GLENALLEN, Mo. – Bulldozers were clearing debris through tornado-damaged communities in Glenallen and Marble Hill on Thursday.

A deadly twister roared through parts of Bollinger County during the early morning hours on Wednesday.

“It’s by far one of the worst tornadoes I’ve ever seen,” said Joe Westervelt, a Glenallen resident.

Wind speed peaked at an estimated 130 miles per hour, according to the National Weather Service. Nearly 100 homes were either damaged or destroyed.

“It’s the most scared I’ve ever been in my life,” said Chris Masters. “I just prayed to God. When it was over, my kid and my wife were still with me.”

The tornado took five lives. The Bollinger County Sheriff’s Office asked for prayers for the victims’ families and all those affected by the tornado.

The victims were identified as 37-year-old Jimmy Skaggs, 57-year-old Susan Sullivan, 16-year-old Destinee Keonig, 62-year-old Glenn Burks, and 18-year-old Michael McCoy.

The American Red Cross has established a shelter at Marble Hill Baptist Church and is providing meals.

“Even if they’re not staying overnight, they’re able to come here and get a cup of coffee and just kind of have a place to relax for a little bit,” said Amanda Smith, executive director for the Southeast Missouri and Northeast Arkansas Chapter of the American Red Cross.

The Salvation Army also partnered with a church to provide shelter and meals. Leaders from both agencies said financial contributions are the best way to help residents.

“We can hear from emergency managers and the local community what their needs are, and with those funds, we’re able to provide what they need,” said Gretchen Luke, emergency disaster services deputy division director for the Midland Division of the Salvation Army.

Donnie Vaughn, a volunteer with Dimension Church in Dexter, was handing out meals in Glenallen on Thursday.
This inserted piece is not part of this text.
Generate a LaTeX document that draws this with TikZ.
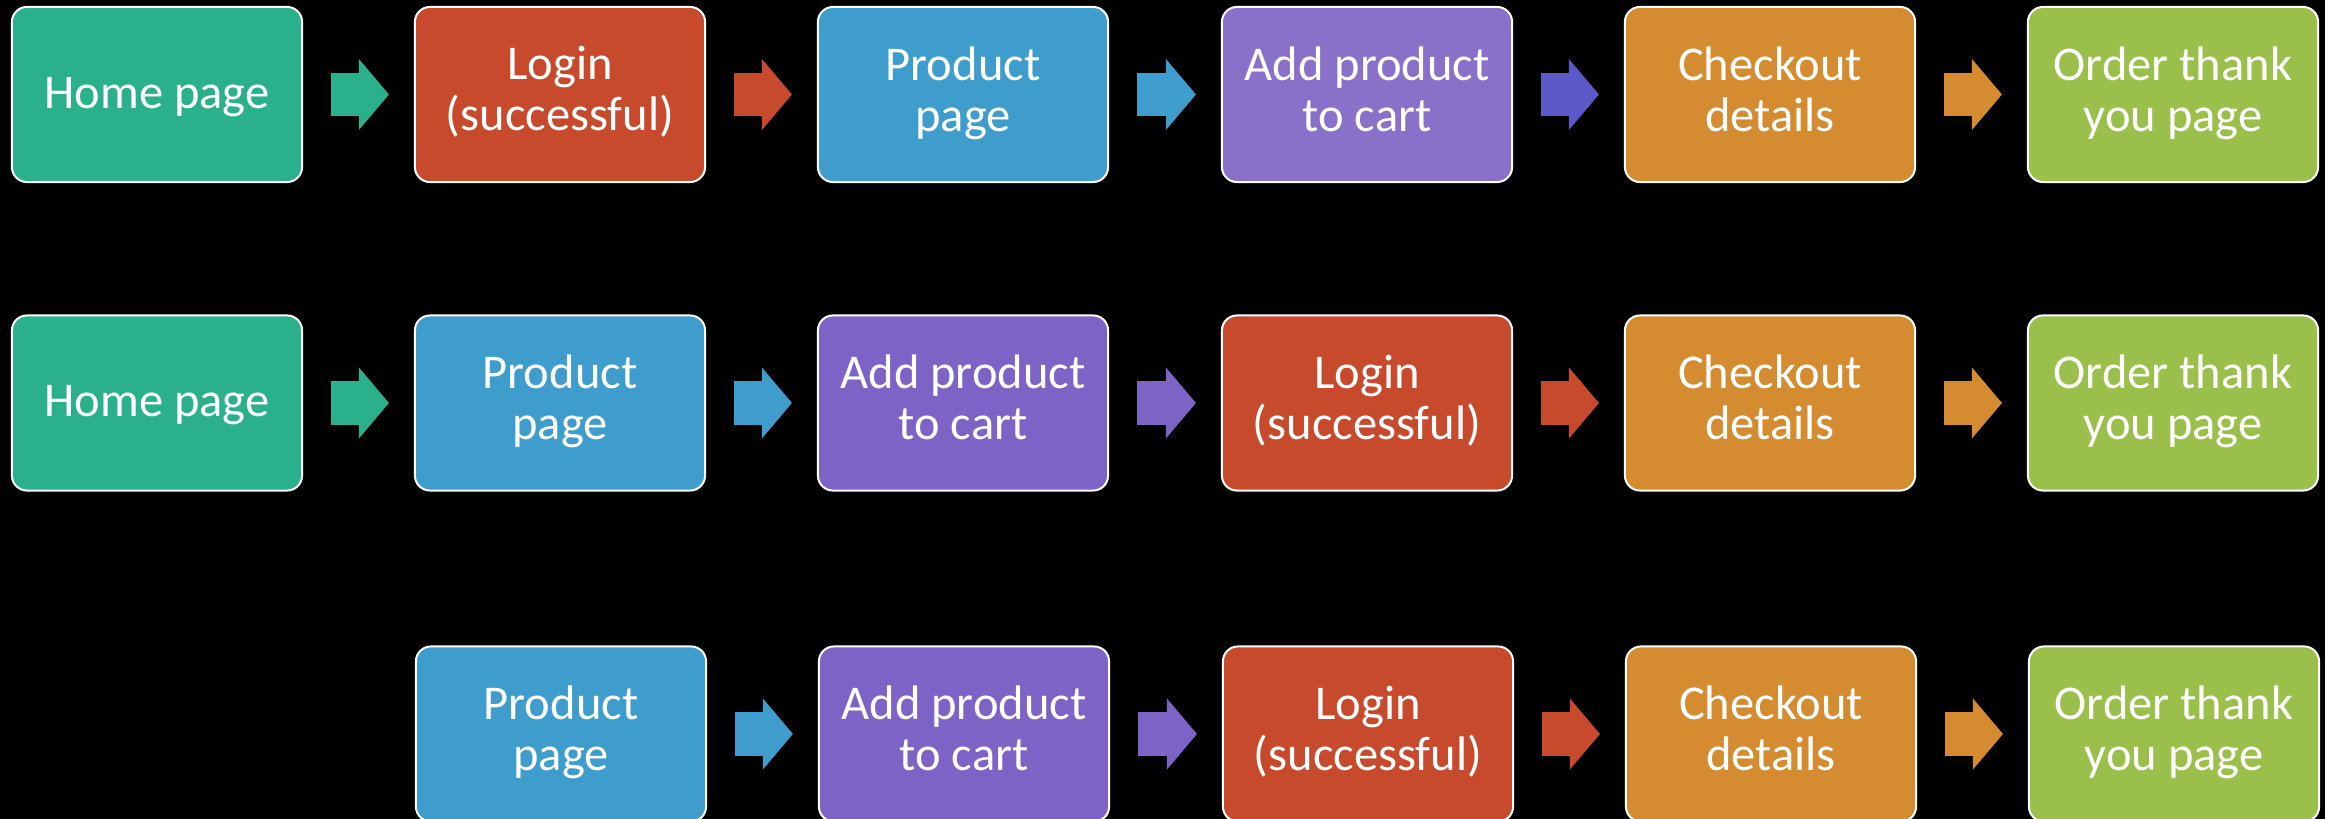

He said providing relief is a way to let residents know they will not face recovery efforts alone.

“The sun will shine again,” Vaughn said. “It may look hopeless right now, but there’s hope.”

“We’re a pretty, pretty tough people in general,” said Joe Westervelt.

He was unable to sleep in his home because of the damage.

“Chin up. Don’t give up,” Westervelt said.

Masters echoes those sentiments.

“We’ll stick together, and we will get through it,” he said.